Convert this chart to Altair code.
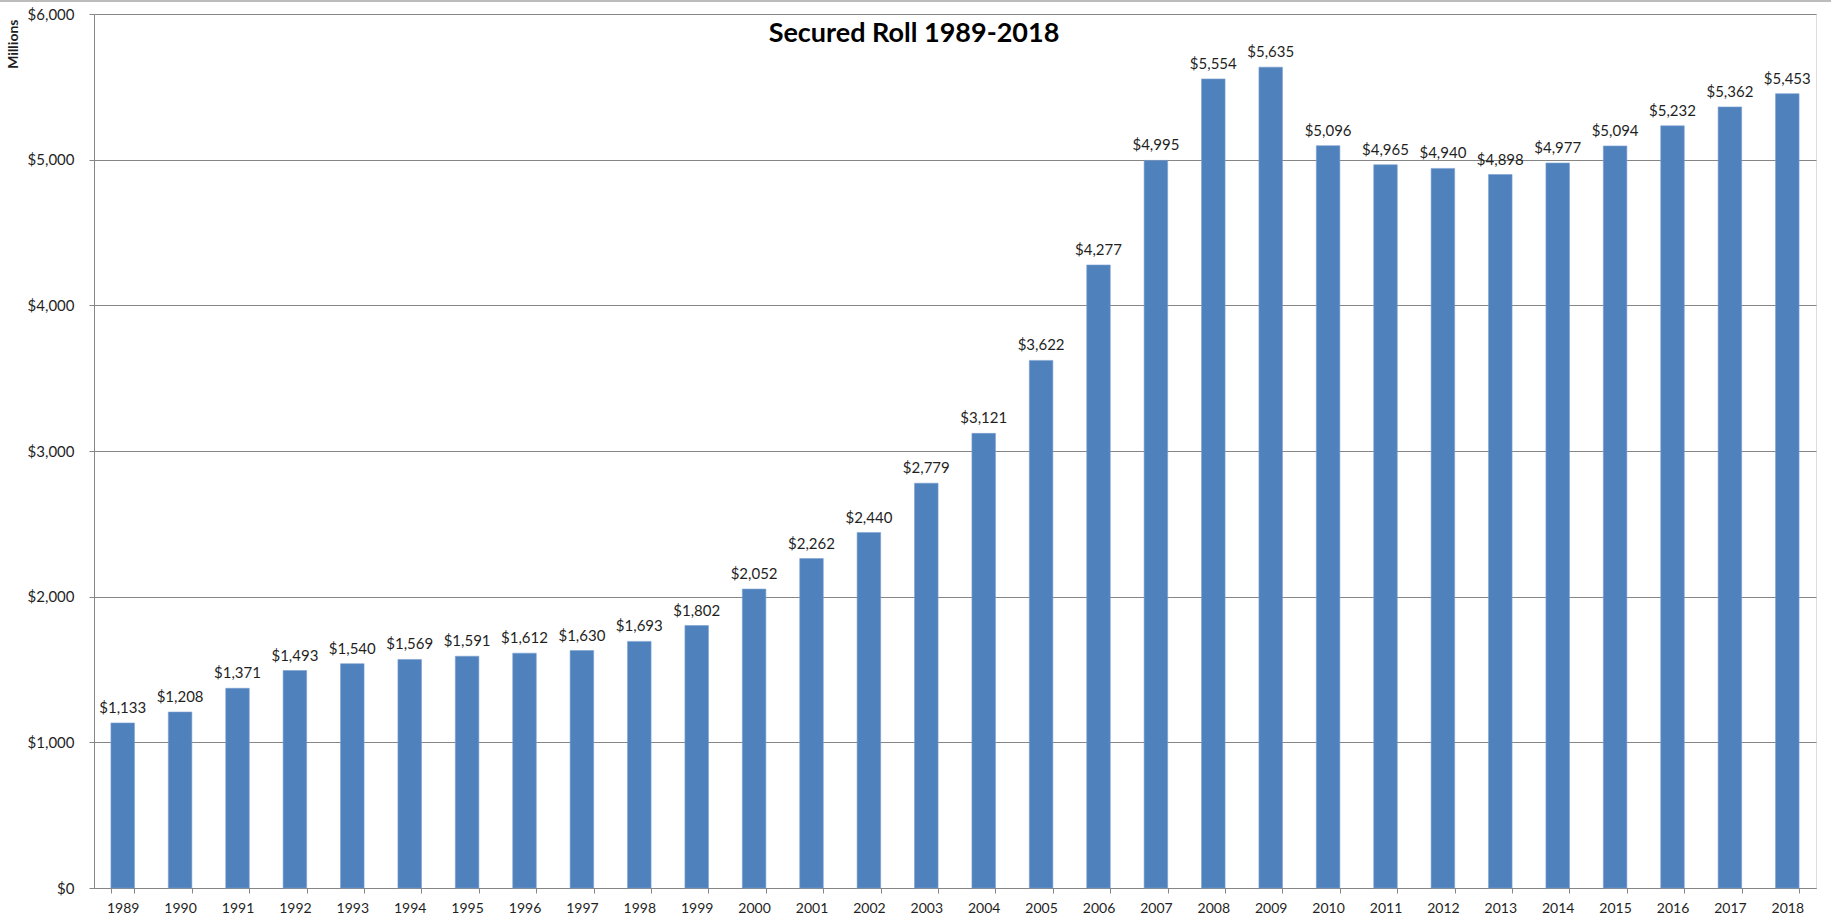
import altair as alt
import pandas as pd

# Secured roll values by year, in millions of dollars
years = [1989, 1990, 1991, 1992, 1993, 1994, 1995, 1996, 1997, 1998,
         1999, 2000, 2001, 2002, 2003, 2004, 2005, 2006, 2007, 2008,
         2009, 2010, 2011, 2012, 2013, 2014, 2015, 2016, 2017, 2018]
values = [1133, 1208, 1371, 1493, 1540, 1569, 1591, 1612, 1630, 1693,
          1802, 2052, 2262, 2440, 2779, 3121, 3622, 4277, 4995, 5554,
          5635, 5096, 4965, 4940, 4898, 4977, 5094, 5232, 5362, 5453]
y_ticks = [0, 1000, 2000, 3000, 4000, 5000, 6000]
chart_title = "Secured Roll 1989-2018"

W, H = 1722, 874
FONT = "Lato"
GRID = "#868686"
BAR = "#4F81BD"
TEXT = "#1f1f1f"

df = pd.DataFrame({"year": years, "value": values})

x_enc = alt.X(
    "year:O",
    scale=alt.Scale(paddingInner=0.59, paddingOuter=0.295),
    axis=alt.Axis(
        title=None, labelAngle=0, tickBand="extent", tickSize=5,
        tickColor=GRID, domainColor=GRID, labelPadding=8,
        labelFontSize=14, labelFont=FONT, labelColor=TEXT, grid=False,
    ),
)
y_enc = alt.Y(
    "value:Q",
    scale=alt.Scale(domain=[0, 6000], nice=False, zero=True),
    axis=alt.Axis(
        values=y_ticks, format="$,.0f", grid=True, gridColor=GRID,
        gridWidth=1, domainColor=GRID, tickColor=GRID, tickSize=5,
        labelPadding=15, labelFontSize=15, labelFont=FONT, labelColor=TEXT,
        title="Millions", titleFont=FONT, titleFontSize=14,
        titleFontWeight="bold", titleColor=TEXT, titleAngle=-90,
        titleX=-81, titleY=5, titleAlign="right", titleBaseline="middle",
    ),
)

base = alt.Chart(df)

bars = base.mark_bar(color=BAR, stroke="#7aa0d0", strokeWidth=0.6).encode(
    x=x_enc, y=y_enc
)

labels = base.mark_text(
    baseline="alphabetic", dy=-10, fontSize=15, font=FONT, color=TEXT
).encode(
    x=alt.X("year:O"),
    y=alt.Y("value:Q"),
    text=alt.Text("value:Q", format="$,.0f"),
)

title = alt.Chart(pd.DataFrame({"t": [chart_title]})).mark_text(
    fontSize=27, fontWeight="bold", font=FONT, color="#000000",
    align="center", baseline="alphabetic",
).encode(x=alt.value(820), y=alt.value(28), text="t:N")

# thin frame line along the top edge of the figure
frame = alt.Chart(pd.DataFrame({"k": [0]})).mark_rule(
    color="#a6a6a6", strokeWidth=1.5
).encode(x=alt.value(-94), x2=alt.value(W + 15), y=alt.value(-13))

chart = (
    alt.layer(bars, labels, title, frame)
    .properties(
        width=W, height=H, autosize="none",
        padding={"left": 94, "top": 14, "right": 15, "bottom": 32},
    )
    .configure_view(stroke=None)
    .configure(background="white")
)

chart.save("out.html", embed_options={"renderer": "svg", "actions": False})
---
→ To be done
Write out exactly the lines between the start of the data and the line with "import pandas as pd", including both, but none of the pictures.

→ Final answer
Convert this chart to Altair code.
import altair as alt
import pandas as pd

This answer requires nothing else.